The 2022 tour has expanded to seven cities: Savannah and Columbus, Georgia; Daytona Beach and West Palm Beach, Florida; Montgomery and Birmingham, Alabama; and Kansas City, Missouri, the lone trip requiring airplane travel.
Byrnes, a native Californian with homes in Lake Tahoe and Half Moon Bay, is not one to cringe at long bus rides. He’s an endurance athlete who completed a “triathlon across America” from Oakland to New York involving a 7-mile swim, a 2,400-mile bike ride and a 905-mile run.
This is the same guy who played 420 holes of golf without a cart in 24 hours to set a “Guinness Book World Record,” and can take pride in being inducted into the UCLA Athletics Hall of Fame in 2103 and selected to the Oakland Athletics’ all-time best for their 50th-season team.

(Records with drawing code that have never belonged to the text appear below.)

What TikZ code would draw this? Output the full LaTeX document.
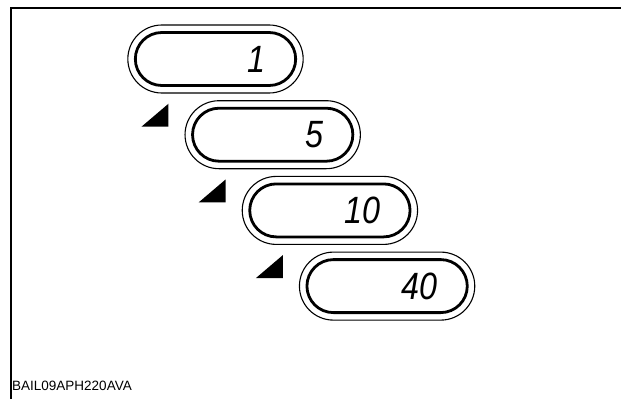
\documentclass[tikz,border=0pt]{standalone}
\usepackage{fontspec}
\newfontfamily\labelfont{Liberation Sans}
\usetikzlibrary{calc,shapes.misc,positioning}

\begin{document}
\begin{tikzpicture}[x=1pt,y=-1pt,
  lcdouter/.style={rounded rectangle,draw,line width=1.1pt,minimum width=182pt,minimum height=68pt},
  lcdinner/.style={rounded rectangle,draw,line width=2.8pt,minimum width=167pt,minimum height=53pt},
  lcddigit/.style={font=\fontsize{38}{38}\labelfont\itshape,xscale=0.85,inner sep=0pt,anchor=east}]
\useasboundingbox (0,0) rectangle (621,399);
\draw[line width=1.4pt] (11,399) -- (11,8) -- (621,8);
\foreach \v [count=\i] in {1,5,10,40}{
  \pgfmathsetmacro{\cx}{215.5+57.2*(\i-1)}\pgfmathsetmacro{\cy}{59+75.7*(\i-1)}
  \node[lcdouter] (o\i) at (\cx,\cy) {};
  \node[lcdinner] (d\i) at (o\i) {};
  \node[lcddigit] (n\i) at ($(d\i.east)+(-31,0)$) {\v};
}
\foreach \j in {2,3,4}\fill ($(o\j.west)+(-16,-8)$) -- ++(-27,0) -- ++(27,-23) -- cycle;
\node[font=\fontsize{13.5}{15}\labelfont,anchor=base west,inner sep=0pt] (code) at (12,390) {BAIL09APH220AVA};
\end{tikzpicture}
\end{document}
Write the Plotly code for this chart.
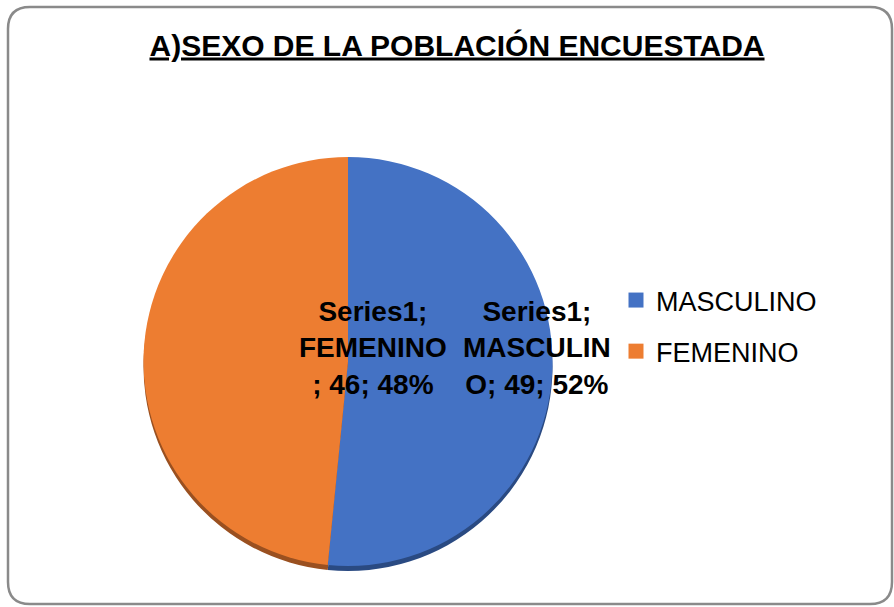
import plotly.graph_objects as go

# data
labels = ["MASCULINO", "FEMENINO"]
values = [49, 46]
percents = ["52%", "48%"]
series_name = "Series1"
title_text = "A)SEXO DE LA POBLACIÓN ENCUESTADA"

colors = ["#4472C4", "#ED7D31"]
rim_colors = ["#2A4A82", "#9A5020"]

W, H = 894, 607
FONT = "Liberation Sans, Arial"


def px_x(x):
    return x / W


def px_y(y):
    return 1 - y / H


# pie placement (pixels)
left, right, top, bottom = 138, 558, 157, 566
dom_x = [px_x(left), px_x(right)]
dom_y = [px_y(bottom), px_y(top)]
shift = 5 / H

fig = go.Figure()

# dark rim underneath to fake the 3D edge
fig.add_trace(go.Pie(
    labels=labels, values=values, sort=False, direction="clockwise",
    rotation=0, marker=dict(colors=rim_colors, line=dict(width=0)),
    textinfo="none", hoverinfo="skip", showlegend=False,
    domain=dict(x=dom_x, y=[dom_y[0] - shift, dom_y[1] - shift])))

fig.add_trace(go.Pie(
    labels=labels, values=values, sort=False, direction="clockwise",
    rotation=0, marker=dict(colors=colors, line=dict(width=0)),
    textinfo="none", hoverinfo="label+value+percent", showlegend=False,
    domain=dict(x=dom_x, y=dom_y)))

# legend entries (separate groups so the gap between rows can be set)
for lab, col in zip(labels, colors):
    fig.add_trace(go.Scatter(
        x=[None], y=[None], mode="markers", name=lab, legendgroup=lab,
        marker=dict(symbol="square", size=15, color=col)))

# data labels, Excel style wrapping
label_texts = [
    f"{series_name};<br>MASCULIN<br>O; {values[0]}; {percents[0]}",
    f"{series_name};<br>FEMENINO<br>; {values[1]}; {percents[1]}",
]
label_pos = [(537, 348), (297, 348)]
for txt, (lx, ly) in zip(label_texts, label_pos):
    fig.add_annotation(
        x=px_x(lx), y=px_y(ly), xref="paper", yref="paper",
        text=f"<b>{txt}</b>", showarrow=False, align="center",
        font=dict(family=FONT, size=28, color="#000000"))

# rounded chart border
bl, bt, br, bb, r = 8, 7, 892, 604, 22
rx, ry = r / W, r / H
x0, x1, y0, y1 = px_x(bl), px_x(br), px_y(bb), px_y(bt)
path = (
    f"M {x0 + rx},{y1} L {x1 - rx},{y1} Q {x1},{y1} {x1},{y1 - ry} "
    f"L {x1},{y0 + ry} Q {x1},{y0} {x1 - rx},{y0} "
    f"L {x0 + rx},{y0} Q {x0},{y0} {x0},{y0 + ry} "
    f"L {x0},{y1 - ry} Q {x0},{y1} {x0 + rx},{y1} Z"
)
fig.add_shape(type="path", path=path, xref="paper", yref="paper",
              line=dict(color="#8a8a8a", width=2.5))

fig.update_xaxes(visible=False)
fig.update_yaxes(visible=False)
fig.update_layout(
    width=W, height=H,
    margin=dict(l=0, r=0, t=0, b=0),
    paper_bgcolor="white", plot_bgcolor="rgba(0,0,0,0)",
    title=dict(text=f"<u><b>{title_text}</b></u>",
               x=px_x(457), y=px_y(45), xanchor="center", yanchor="middle",
               font=dict(family=FONT, size=30, color="#000000")),
    legend=dict(x=px_x(616), y=px_y(326), xanchor="left", yanchor="middle",
                font=dict(family=FONT, size=27, color="#000000"),
                tracegroupgap=13, bgcolor="rgba(0,0,0,0)"),
)

fig.write_html("out.html", config={"displayModeBar": False},
               post_script="document.body.style.margin='0';")
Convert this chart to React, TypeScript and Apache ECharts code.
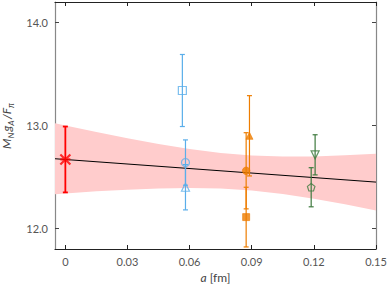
import React, { useEffect, useRef } from "react";
import * as echarts from "echarts";

// Tick values
const xTicks = [0, 0.03, 0.06, 0.09, 0.12, 0.15];
const yTicks = [12, 13, 14];

// Physical-point result
const physX = [0];
const physY = [12.67];
const physErr = [0.32];

// Blue ensemble (square, circle, triangle)
const blueX = [0.0565, 0.058, 0.058];
const blueY = [13.34, 12.64, 12.4];
const blueErr = [0.35, 0.22, 0.22];

// Orange ensemble (triangle, circle, square)
const orangeX = [0.0889, 0.0873, 0.0873];
const orangeY = [12.9, 12.56, 12.11];
const orangeErr = [0.39, 0.37, 0.29];

// Green ensemble (down triangle, pentagon)
const greenX = [0.1206, 0.1187];
const greenY = [12.715, 12.4];
const greenErr = [0.195, 0.19];

// Fit line and error band
const fitX = [-0.005, 0.15];
const fitY = [12.677, 12.45];
const bandX = [-0.005, 0, 0.015, 0.03, 0.045, 0.06, 0.075, 0.09, 0.105, 0.12, 0.135, 0.15];
const bandUpper = [13.021, 13.0, 12.936, 12.876, 12.82, 12.771, 12.733, 12.708, 12.699, 12.7, 12.71, 12.725];
const bandLower = [12.333, 12.34, 12.36, 12.376, 12.388, 12.393, 12.387, 12.368, 12.334, 12.288, 12.234, 12.175];

const RED = "#FF0000";
const BLUE = "#5AAEEA";
const ORANGE = "#EE7D00";
const GREEN = "#3E7A3E";
const FONT = "Lato";

const PENTAGON = "path://M5,0 L10,3.8 L8.1,10 L1.9,10 L0,3.8 Z";
const TRI_DOWN = "path://M0,0 L10,0 L5,9 Z";
const STAR = "path://M0,0 L10,10 M10,0 L0,10 M0,5 L10,5";

function errSeries(xs: number[], ys: number[], es: number[], color: string, width: number, cap: number) {
  return {
    type: "custom",
    z: 3,
    silent: true,
    encode: { x: 0, y: 1 },
    data: xs.map((x, i) => [x, ys[i], es[i]]),
    renderItem: (params: any, api: any) => {
      const x = api.value(0);
      const y = api.value(1);
      const e = api.value(2);
      const top = api.coord([x, y + e]);
      const bot = api.coord([x, y - e]);
      const style = { stroke: color, lineWidth: width };
      return {
        type: "group",
        children: [
          { type: "line", shape: { x1: top[0], y1: top[1], x2: bot[0], y2: bot[1] }, style },
          { type: "line", shape: { x1: top[0] - cap, y1: top[1], x2: top[0] + cap, y2: top[1] }, style },
          { type: "line", shape: { x1: bot[0] - cap, y1: bot[1], x2: bot[0] + cap, y2: bot[1] }, style },
        ],
      };
    },
  };
}

function markerSeries(x: number, y: number, symbol: string, size: number, color: string, filled: boolean) {
  return {
    type: "scatter",
    z: 5,
    silent: true,
    symbol,
    symbolSize: size,
    data: [[x, y]],
    itemStyle: filled
      ? { color, borderColor: color, borderWidth: 0.8 }
      : { color: "rgba(0,0,0,0)", borderColor: color, borderWidth: 1.2 },
  };
}

export default function App() {
  const ref = useRef<HTMLDivElement>(null);
  useEffect(() => {
    if (!ref.current) return;
    const chart = echarts.init(ref.current, null, { renderer: "svg" });
    const labelStyle = { color: "#555", fontSize: 11, fontFamily: FONT };
    const option: any = {
      animation: false,
      backgroundColor: "#fff",
      grid: { left: 55, top: 2, width: 321, height: 247, containLabel: false, outerBoundsMode: "none" },
      xAxis: [
        {
          type: "value",
          position: "bottom",
          min: -0.005,
          max: 0.15,
          axisLine: { show: true, onZero: false, lineStyle: { color: "#222", width: 1.2 } },
          axisTick: { show: true, inside: true, length: 4, customValues: xTicks, lineStyle: { color: "#222" } },
          axisLabel: {
            ...labelStyle,
            margin: 7,
            customValues: xTicks,
            formatter: (v: number) => (v === 0 ? "0" : v.toFixed(2)),
          },
          splitLine: { show: false },
          name: "{i|a} [fm]",
          nameLocation: "middle",
          nameGap: 21,
          nameTextStyle: {
            color: "#444",
            fontSize: 12,
            fontFamily: FONT,
            rich: { i: { fontStyle: "italic", fontSize: 12, color: "#444", fontFamily: FONT } },
          },
        },
        {
          type: "value",
          position: "top",
          min: -0.005,
          max: 0.15,
          axisLine: { show: true, onZero: false, lineStyle: { color: "#222", width: 1.2 } },
          axisTick: { show: true, inside: true, length: 4, customValues: xTicks, lineStyle: { color: "#222" } },
          axisLabel: { show: false },
          splitLine: { show: false },
        },
      ],
      yAxis: [
        {
          type: "value",
          position: "left",
          min: 11.8,
          max: 14.2,
          axisLine: { show: true, onZero: false, lineStyle: { color: "#888", width: 1.2 } },
          axisTick: { show: true, inside: true, length: 4, customValues: yTicks, lineStyle: { color: "#444" } },
          axisLabel: {
            ...labelStyle,
            margin: 7,
            customValues: yTicks,
            formatter: (v: number) => v.toFixed(1),
          },
          splitLine: { show: false },
          name: "{i|M}{s|N}{i|g}{s|A}{i|/F}{s|π}",
          nameLocation: "middle",
          nameGap: 32,
          nameRotate: 90,
          nameTextStyle: {
            color: "#444",
            fontSize: 12,
            fontFamily: FONT,
            rich: {
              i: { fontStyle: "italic", fontSize: 12, color: "#444", fontFamily: FONT, lineHeight: 13, verticalAlign: "top" },
              s: { fontStyle: "italic", fontSize: 8.5, color: "#444", fontFamily: FONT, lineHeight: 9, verticalAlign: "top", padding: [6, 1, 0, 0] },
            },
          },
        },
        {
          type: "value",
          position: "right",
          min: 11.8,
          max: 14.2,
          axisLine: { show: true, onZero: false, lineStyle: { color: "#888", width: 1.2 } },
          axisTick: { show: true, inside: true, length: 4, customValues: yTicks, lineStyle: { color: "#444" } },
          axisLabel: { show: false },
          splitLine: { show: false },
        },
      ],
      series: [
        {
          type: "custom",
          z: 1,
          silent: true,
          encode: { x: 0, y: 1 },
          data: [[bandX[0], bandLower[0]]],
          renderItem: (params: any, api: any) => {
            const up = bandX.map((x, i) => api.coord([x, bandUpper[i]]));
            const lo = bandX.map((x, i) => api.coord([x, bandLower[i]])).reverse();
            return { type: "polygon", shape: { points: up.concat(lo) }, style: { fill: "#FFCCCC" } };
          },
        },
        {
          type: "line",
          z: 2,
          silent: true,
          symbol: "none",
          data: fitX.map((x, i) => [x, fitY[i]]),
          lineStyle: { color: "#000", width: 1 },
        },
        errSeries(physX, physY, physErr, RED, 1.8, 2.5),
        errSeries(blueX, blueY, blueErr, BLUE, 1.2, 2.5),
        errSeries(orangeX, orangeY, orangeErr, ORANGE, 1.2, 2.5),
        errSeries(greenX, greenY, greenErr, GREEN, 1.2, 2.5),
        {
          type: "scatter",
          z: 5,
          silent: true,
          symbol: STAR,
          symbolSize: 10,
          data: physX.map((x, i) => [x, physY[i]]),
          itemStyle: { color: RED, borderColor: RED, borderWidth: 2.2 },
        },
        markerSeries(blueX[0], blueY[0], "rect", 8, BLUE, false),
        markerSeries(blueX[1], blueY[1], "circle", 8, BLUE, false),
        markerSeries(blueX[2], blueY[2], "triangle", 8, BLUE, false),
        markerSeries(orangeX[0], orangeY[0], "triangle", 7, ORANGE, true),
        markerSeries(orangeX[1], orangeY[1], "circle", 7.5, ORANGE, true),
        markerSeries(orangeX[2], orangeY[2], "rect", 7, ORANGE, true),
        markerSeries(greenX[0], greenY[0], TRI_DOWN, 8, GREEN, false),
        markerSeries(greenX[1], greenY[1], PENTAGON, 7.5, GREEN, false),
      ],
    };
    chart.setOption(option);
    return () => chart.dispose();
  }, []);
  return <div ref={ref} style={{ width: 390, height: 286, position: "absolute", left: 0, top: 0 }} />;
}
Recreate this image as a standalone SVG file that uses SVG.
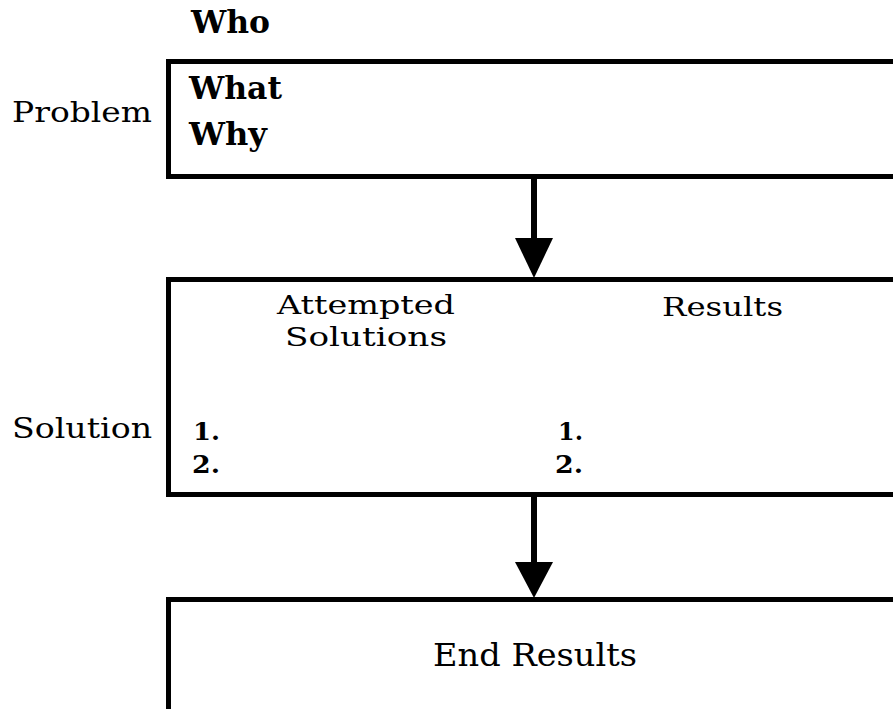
<svg xmlns="http://www.w3.org/2000/svg" width="893" height="709" viewBox="0 0 893 709">
  <style>
    .box { fill: #ffffff; stroke: #000000; stroke-width: 5; }
    .lbl { font-family: "DejaVu Serif", "Liberation Serif", serif; fill: #000000; }
    .head { font-size: 31px; font-weight: bold; }
    .side { font-size: 27px; }
    .col { font-size: 26.5px; }
    .num { font-size: 24px; font-weight: bold; }
    .end { font-size: 31px; }
    .shaft { stroke: #000000; stroke-width: 6; fill: none; }
    .tip { fill: #000000; }
  </style>
  <rect width="893" height="709" fill="#ffffff"/>

  <!-- connectors between the three stages -->
  <g id="connectors">
    <line class="shaft" x1="534" y1="178" x2="534" y2="240"/>
    <polygon class="tip" points="515,238 553,238 534,278"/>
    <line class="shaft" x1="534" y1="497" x2="534" y2="564"/>
    <polygon class="tip" points="515,562 553,562 534,598"/>
  </g>

  <!-- problem stage -->
  <g id="problem">
    <text class="lbl head" x="191" y="33" textLength="79" lengthAdjust="spacingAndGlyphs">Who</text>
    <rect class="box" x="168.5" y="61.5" width="740" height="115"/>
    <text class="lbl side" x="12" y="122" textLength="140" lengthAdjust="spacingAndGlyphs">Problem</text>
    <text class="lbl head" x="189" y="99" textLength="93" lengthAdjust="spacingAndGlyphs">What</text>
    <text class="lbl head" x="189" y="145" textLength="78" lengthAdjust="spacingAndGlyphs">Why</text>
  </g>

  <!-- solution stage -->
  <g id="solution">
    <rect class="box" x="168.5" y="279.5" width="740" height="215"/>
    <text class="lbl side" x="12" y="438" textLength="140" lengthAdjust="spacingAndGlyphs">Solution</text>
    <text class="lbl col" x="277" y="314" textLength="178" lengthAdjust="spacingAndGlyphs">Attempted</text>
    <text class="lbl col" x="285" y="346" textLength="162" lengthAdjust="spacingAndGlyphs">Solutions</text>
    <text class="lbl col" x="662" y="316" textLength="121" lengthAdjust="spacingAndGlyphs">Results</text>
    <text class="lbl num" x="193" y="440" textLength="27" lengthAdjust="spacingAndGlyphs">1.</text>
    <text class="lbl num" x="192" y="473" textLength="28" lengthAdjust="spacingAndGlyphs">2.</text>
    <text class="lbl num" x="558" y="440" textLength="25" lengthAdjust="spacingAndGlyphs">1.</text>
    <text class="lbl num" x="555" y="473" textLength="28" lengthAdjust="spacingAndGlyphs">2.</text>
  </g>

  <!-- final stage -->
  <g id="end-results">
    <rect class="box" x="168.5" y="599.5" width="740" height="140"/>
    <text class="lbl end" x="433" y="666" textLength="204" lengthAdjust="spacingAndGlyphs">End Results</text>
  </g>
</svg>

With all Byrnes has accomplished as a pro baseball player and broadcaster, he also has impressed LeRoy and Luigs, each 23 years old, with how quickly he has fit in with an office stocked with young people relatively new to the baseball business.
“We have a such a great relationship,” LeRoy said. “I have such respect for Eric Byrnes. The guy played 11 years in the big leagues. He comes in here so humble and treats me and Kyle and everybody in this office like a friend and knows people by name, knows what they do, knows their job, takes time to make personal connections.”
Luigs, a Richmond Hill High School graduate, noted how Byrnes has talked with them about Banana Ball and finding players who can both play baseball at a high level and be entertainers. Luigs also commented about his new high-energy friend.
“Every second we were at the office the past two days, if they’re not doing something, immediately he’s running around Daffin Park. He’s constantly going, going and going, and the ideas are there,” Luigs said. “Obviously, he knows good baseball, and he could bring in some talent to push Banana Ball and the brand to the next level. The combination of those two things is just perfect.”